Was passiert an der Frauen-Front? In einer Analyse durchsuchte der SPIEGEL 2020 30.000 Songs aus den letzten vier Jahrzehnten auf sexistisches Vokabular. Das Rapperinnen-Duo SXTN landete in der Kategorie mit den durchschnittlich meisten sexistischen Begriffen pro Song ganz oben auf dem Siegertreppchen. Kimminich hat dafür eine Erklärung: Rapperinnen reagieren auf die frauenfeindlichen Texte ihrer männlichen Kollegen, indem sie die Beleidigungen verdrehen. Sich „die Bitch“ zurückholen.
Das trägt aber sowohl zum Problem, als auch zur Lösung bei. Kimminich sagt: „Erstmal ist das schon ein konsequenter Schritt, den viele Rapperinnen getan haben, um sich dagegen zu wehren und zu zeigen, dass sie ihren männlichen Kollegen auf sprachlicher Ebene gewachsen sind.“ Wieder einmal sind wir bei der Battlekultur, denn wenn Frauen sich auf diese Art von Ausdrucksform einlassen, müssen sie auch mithalten.

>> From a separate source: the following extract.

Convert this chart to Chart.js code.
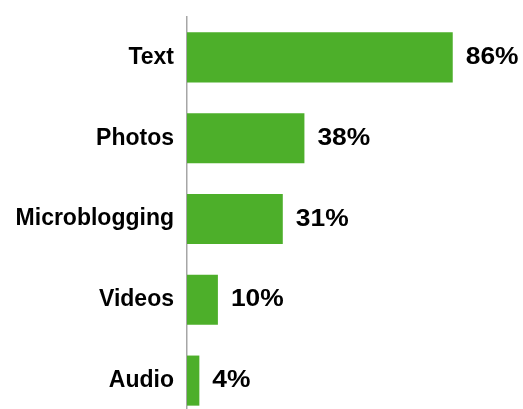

Und das gehe nur, wenn sie die Männer toppen. Kritische Stimmen, wie z.B. die aktivistische Rapperin Lady Bitch Ray, seien der Meinung, dass durch diesen Umgang Sexismus von Frauen selbst reproduziert wird.
Rapperin Juju, die Teil von SXTN war, klärt in einem Interview mit dem Berliner [030] Magazin auf, warum sie das Wort „Fotze“ so oft verwendet: „Es ist ein Selbstschutz, würde ich sagen. Wenn man es selbst macht, juckt das nicht mehr. Ich hasse das Wort eigentlich, es ist wahrscheinlich das schlimmste Wort, das man auf eine Frau anwenden kann.“
Übrigens: Der SXTN-Hit „Fotzen im Club“ wurde nur rund 62 Millionen Mal auf Spotify gestreamt.
Frauenfeindlichkeit im Deutschrap ist also ein Teufelskreis, der von der Musikindustrie, Künstler*innen und Hörer*innen immer weiter befeuert wird. Durch den Charakter einer Battlekultur ist jeder, der erfolgreich sein will – egal ob männlich oder weiblich – dazu gezwungen, noch einen obendrauf zu setzen.